There are three women who the entire story is built off of since their lives were so interconnected, but honestly, only two of them were well-developed. Rachel, as stated above, is the leading lady (Emily Blunt). She was married to a man who divorced her because of her drinking problem and his affair with Anna. Anna is Rachel’s ex-husband’s new wife and baby momma. The final woman in the story is Megan who is the skank husband’s new fling.

Rachel and Megan were so well casted and so well-developed. I completely understood their stories and felt for their characters. Anna on the other hand, I feel was a forgotten character. She literally seemed like an after thought, like a piece they had to throw in because she was in the novel and married Rachel’s ex. I understand her part in the story, but she was not as well-developed as she should have been.

This is going to get a little dark for a second because let’s face it, this movie was effing darkkkkk! I thought Gone Girl was morbid and twisted, but The Girl On The Train takes the whole black ooze cake! There are so many aspects to this movie that I talk about,  abuse, alcoholism, adultery, but there was one that really hit me hard.

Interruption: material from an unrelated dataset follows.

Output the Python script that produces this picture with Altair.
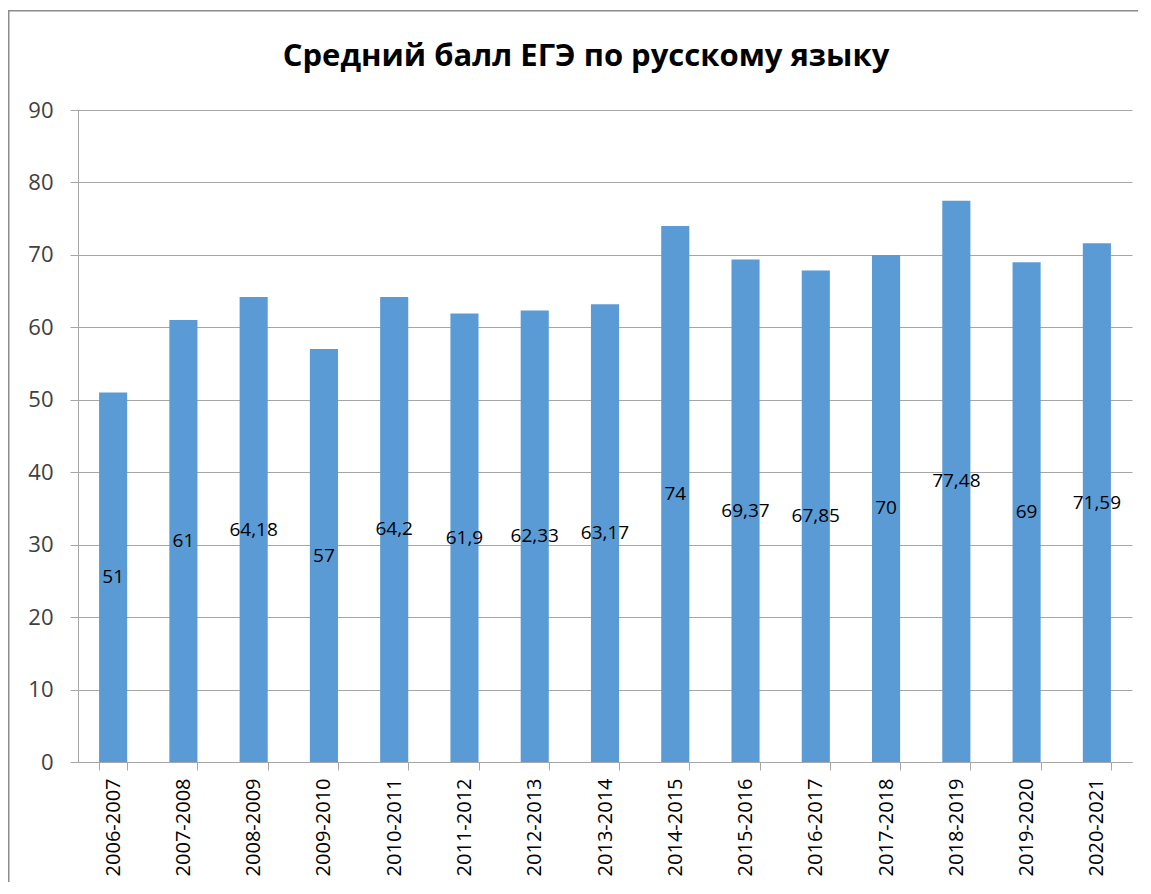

Megan has a moment where she shares her darkest secret with a shrink. She once had a baby, a little girl who died when Megan brought her into the bathtub with her and fell asleep. As Megan (Haley Bennett) gives this monologue, I literally had a moment where I wanted to smash my TV and hug my baby. She stole the show for me with this one scene because as a mother, it literally broke me. And honestly, this one scene ruined the entire movie for me.

I get that Megan had to have had something in her past that made so anti-children, but to have this be the secret, to have this be the reason was too much for me. Maybe I’m hormonal, maybe I’m soft-hearted or weak-minded that this hurt me so badly, but I can honestly say that I hugged my daughter a little tighter when she came home the next day.

This is one area where I just want to tell Hollywood and my fellow authors to leave alone! Leave children out of it. It is the one weak spot in most people’s hearts, and I’m sure that’s why they use it, but geesh. It’s so dark and took away from the entire rest of the story for me. A little too dark for my liking.